For investors, inflation changes the meaning of returns. A 5% return is not the same in a 2% inflation environment as it is in a 6% inflation environment. The same applies to interest rates. A nominal rate tells part of the story, but the real rate – the rate after inflation – often matters more.
This helps explain why markets can react negatively even when rates are still historically low. If inflation is high and expected to stay high, investors may worry that policy will remain restrictive. On the other hand, moderate rate cuts may not feel supportive if inflation is still eroding purchasing power.
Understanding this connection makes it easier to read market reactions. Investors are not responding only to the headline rate. They are responding to what rate changes imply about inflation, future earnings, and economic conditions.
Which investments are most sensitive to rate changes?
Not all assets respond the same way. Growth stocks often face more pressure when rates rise because much of their valuation depends on future profits. Dividend-paying stocks can also be affected if bond yields become more competitive. Real estate is especially rate-sensitive because financing costs play such a large role in demand and valuation.
Banks and financial firms can benefit from some rate increases, particularly if lending margins improve. But even here, the effect is not automatic.

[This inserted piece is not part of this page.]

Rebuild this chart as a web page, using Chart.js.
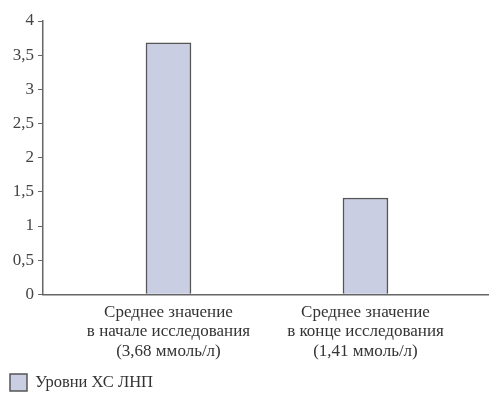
<!DOCTYPE html>
<html>
<head>
<meta charset="utf-8">
<script src="https://cdn.jsdelivr.net/npm/chart.js@4/dist/chart.umd.min.js"></script>
<style>
  html, body { margin: 0; padding: 0; background: #fff; }
  #wrap { width: 500px; height: 401px; }
</style>
</head>
<body>
<div id="wrap"><canvas id="myChart"></canvas></div>
<script>
const categories = [
  ['Среднее значение', 'в начале исследования', '(3,68 ммоль/л)'],
  ['Среднее значение', 'в конце исследования', '(1,41 ммоль/л)']
];
const levels = [3.68, 1.41];
const yTicks = [0, 0.5, 1, 1.5, 2, 2.5, 3, 3.5, 4];
const seriesName = 'Уровни ХС ЛНП';

const family = '"Liberation Serif", "DejaVu Serif", serif';

const data = {
  datasets: [{
    label: seriesName,
    data: levels.map((v, i) => ({ x: i, y: v })),
    backgroundColor: '#c9cee2',
    borderColor: '#555',
    borderWidth: 1.5,
    barThickness: 45
  }]
};

const config = {
  type: 'bar',
  data: data,
  options: {
    responsive: true,
    maintainAspectRatio: false,
    animation: false,
    layout: { padding: { top: 21, right: 12, left: 0, bottom: 0 } },
    plugins: {
      tooltip: { enabled: false },
      legend: {
        position: 'bottom',
        align: 'start',
        // empty title only adds a little space above the legend row
        title: { display: true, text: '', font: { size: 1, lineHeight: 1 }, padding: { top: 0, bottom: 2 } },
        labels: {
          font: { family: family, size: 16.5 },
          color: '#333',
          boxWidth: 17,
          boxHeight: 17,
          padding: 10
        }
      }
    },
    scales: {
      x: {
        type: 'linear',
        offset: false,
        min: -0.637,
        max: 1.622,
        afterBuildTicks: (axis) => {
          axis.ticks = categories.map((c, i) => ({ value: i }));
        },
        ticks: {
          font: { family: family, size: 17, lineHeight: 1.15 },
          color: '#333',
          maxRotation: 0,
          autoSkip: false,
          padding: 0,
          callback: (v) => categories[v]
        },
        grid: { display: false },
        border: { display: true, color: '#666', width: 1.5 }
      },
      y: {
        min: 0,
        max: 4,
        afterBuildTicks: (axis) => {
          axis.ticks = yTicks.map(v => ({ value: v }));
        },
        afterFit: (axis) => {
          axis.width = 43;
        },
        ticks: {
          font: { family: family, size: 17 },
          color: '#444',
          padding: 4,
          callback: (v) => String(v).replace('.', ',')
        },
        grid: {
          drawOnChartArea: false,
          drawTicks: true,
          tickLength: 5,
          color: '#666'
        },
        border: { display: true, color: '#666', width: 1.5 }
      }
    }
  }
};

const myChart = new Chart(document.getElementById('myChart'), config);
</script>
</body>
</html>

If rates rise too fast and damage loan demand or credit quality, the benefit can fade.
Smaller companies may also feel more pressure than large, established firms if financing conditions tighten. Businesses with weak balance sheets, negative cash flow, or high refinancing needs are usually more exposed.
This is why investors should avoid broad statements such as “rates are up, so the whole market is uninvestable.” Rate changes create winners and losers. They also change what the market is willing to pay for different kinds of businesses.
What investors should actually watch
You do not need to predict every Federal Reserve move to become a better investor. You do need to understand the signals rates send.
Start with the direction of inflation, the strength of the labor market, and whether financial conditions are tightening or easing. Then consider how those factors affect earnings, valuations, and risk appetite. A company with reliable cash flow and modest debt may hold up well in a higher-rate environment. A highly speculative business that needs constant funding may struggle.
It also helps to watch expectations, not just announcements. Markets price in likely rate moves before they happen. Sometimes the market falls after a rate cut or rises after a hike because the move was already expected and investors are reacting to the outlook instead.
For long-term investors, the practical lesson is discipline. Do not rebuild your portfolio every time rates move a quarter point. Focus on diversification, business quality, balance sheet strength, and time horizon. Interest rates matter, but they are one factor among many.
The bigger lesson behind why interest rates matter
Interest rates sit at the center of investing because they influence both economic activity and asset pricing. They affect what consumers can afford, what companies can finance, what bonds yield, and how much optimism markets are willing to support. When rates change, the entire investing landscape shifts with them.
That does not mean every rate move demands action. Often, the better response is to ask sharper questions. Which businesses can absorb higher financing costs? Which valuations depend too heavily on cheap money? Which parts of your portfolio are built for a different rate environment than the one you are in now?
If you learn to think about interest rates this way, market headlines become less confusing and your investment decisions become more grounded. That is a better place to invest from – calm, informed, and focused on what actually drives returns over time.